Nonelderly patients have more negative perceptions of patient-provider communication than the elderly
Research Activities, July 2009, No. 347
Effective communication between health care providers and patients can substantially influence patient behaviors and health outcomes. Nonelderly patients have more negative perceptions of this communication than the elderly, according to a new study. Researchers found that individuals aged 18 to 64 years were less likely than those 65 and older to report that their provider always listened to them, always showed respect for what they had to say, and always spent enough time with them. Patients aged 25 to 44 years were similarly less likely to report positive perceptions of communication with their provider, although the perceptions of those between 45 and 64 years were somewhat closer to the oldest group. Patient age was less associated with perceptions about how usual care providers engaged patients in shared health care decisionmaking.

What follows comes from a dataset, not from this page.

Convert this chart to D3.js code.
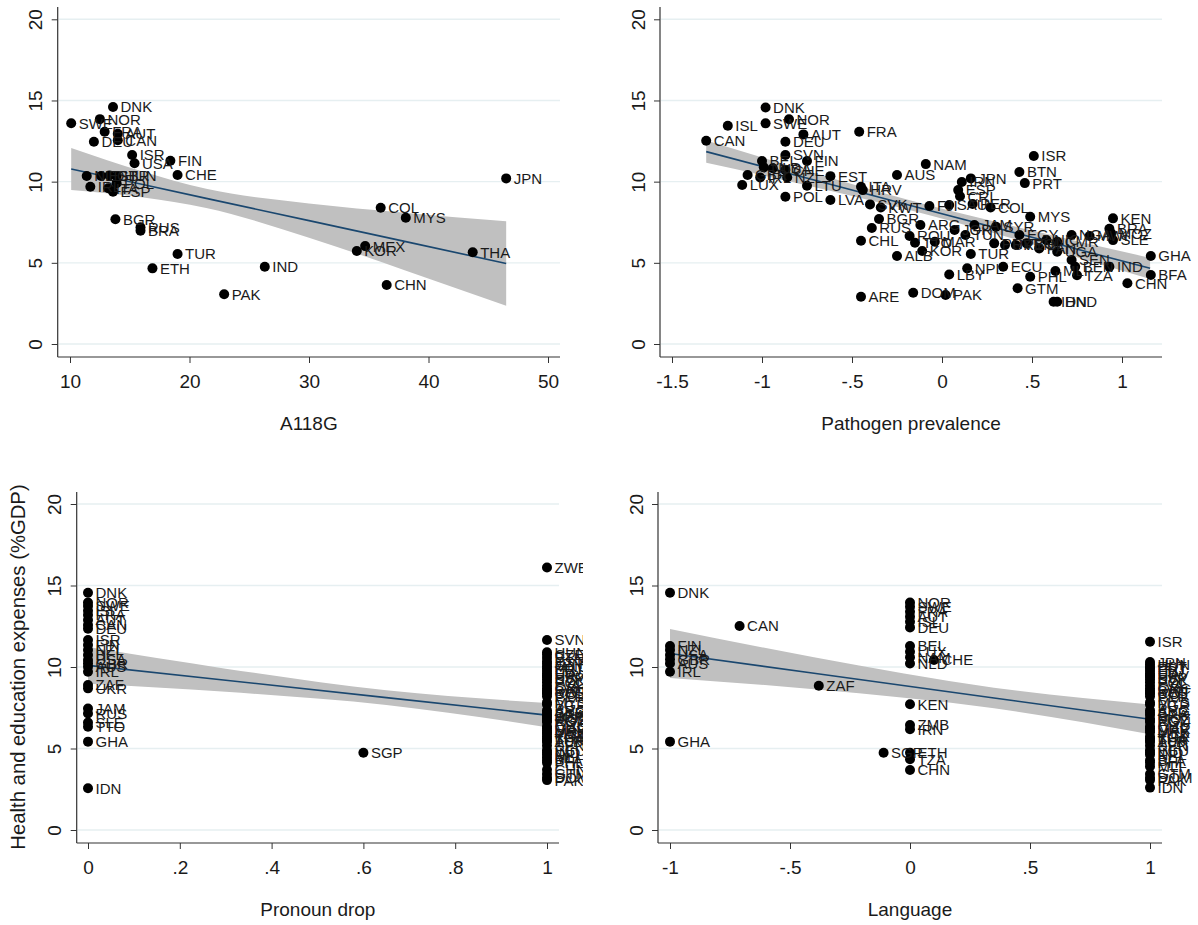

Adults between 18 and 44 years were less likely to report that their usual care provider(s) included them in health care decisionmaking compared with the oldest group. However, there was no significant difference in this area between the oldest group and those 45 to 64 years. There were no significant differences among the various age groups in their responses to the question of how often a usual care provider gave them some control over treatment. It's not clear whether younger patients have higher expectations for communication, whether age itself influences how different patients perceive similar interactions, or if physicians simply communicate differently with older patients, notes Jennifer E. DeVoe, M.D., D.Phil., of the Oregon Health and Science University.
Dr. DeVoe and fellow researchers analyzed data from the 2002 Medical Expenditure Panel Survey. They examined the association between patient age and six outcomes related to communication and decisionmaking autonomy. They controlled for other factors affecting patient-provider communication such as gender, race/ethnicity, family income, and education. The study was supported in part by the Agency for Healthcare Research and Quality (HS14645 and HS16181). See "Patient age influences perceptions about health care communication," by Dr. DeVoe, Lorraine S. Wallace, Ph.D., and George E. Fryer, Jr., Ph.D., in the February 2009 Family Medicine 41(2), pp. 126-133.